8. It is next contended by the learned Vakil for the respondent that the arbitrators were guilty of misconduct, in that they refused the respondent's request that the arbitration proceedings may be adjourned to enable him to apply to the Court to set aside the appointment of the arbitrators under the proviso to Section 9 of the Act, In support of this position, he relied on the case of Palmer and Hosken, In re (1898) 1 Q.B. 181 . That case is a decision on Section 19 of the English Act (52 and 53 Vict. C. 49) on which the Indian Act is based. That section provides that arbitrators 'shall, if so directed by the Court or a Judge, state in the form of a special case for the opinion of the Court any question of law, etc.' It imposes a duty on the arbitrators and impliedly confers on the parties to an arbitration the right to apply to the Court for an order directing the arbitrators to state in the form of a special case for the opinion of the Court any question of law arising in the course of the reference. The learned Judges (Lindley, M.R., and Chitty, L.J.) who decided the case infer from this right a further duty on the part of the arbitrators to delay the award until the party can apply to the Court for an order directing a special case and hold that, if the arbitrator refuses to comply with the request to delay his award, he is guilty of misconduct, Chitty, L.J., points out that such requests must be made in good faith and on reasonable grounds.
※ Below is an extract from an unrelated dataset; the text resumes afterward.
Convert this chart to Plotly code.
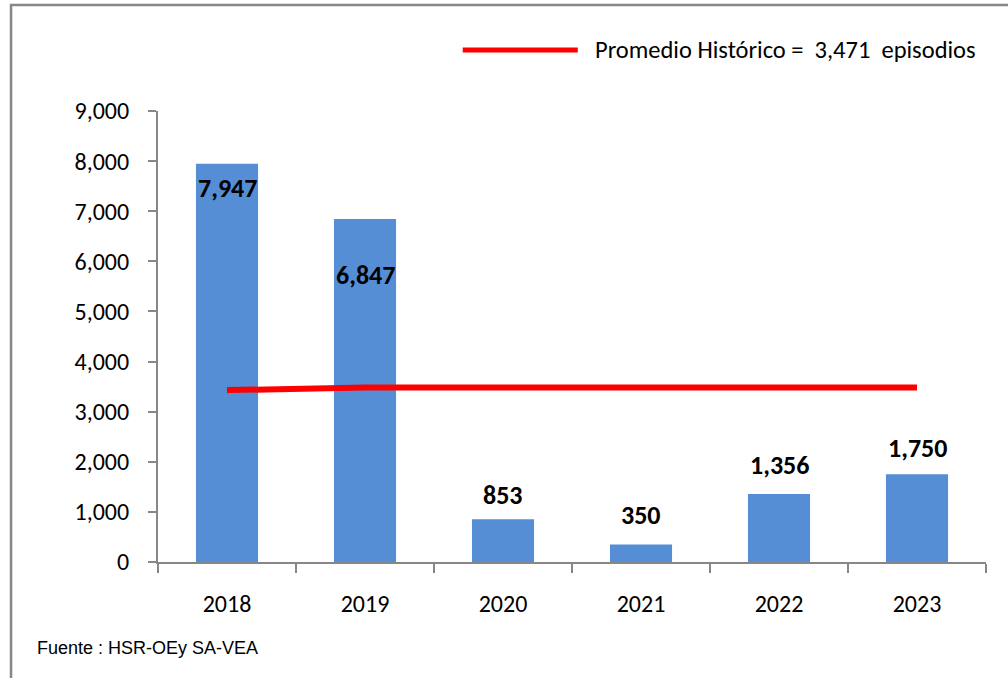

In this case the proviso to Section 9 imposes no duty on the arbitrators. Moreover, the appointment of the arbitrators in this case was made, not under Section 9(b), but under Clause 12 of the contract between the parties which displaced Section 9(b), and the proviso does not apply. It cannot be said that there is any reasonable ground for moving the Court to set aside the appointment of the arbitrators. I, therefore, hold that the arbitrators are not guilty of misconduct in proceeding with the arbitration, and that the award is valid.
9. In the result, the appeal will be allowed with costs throughout.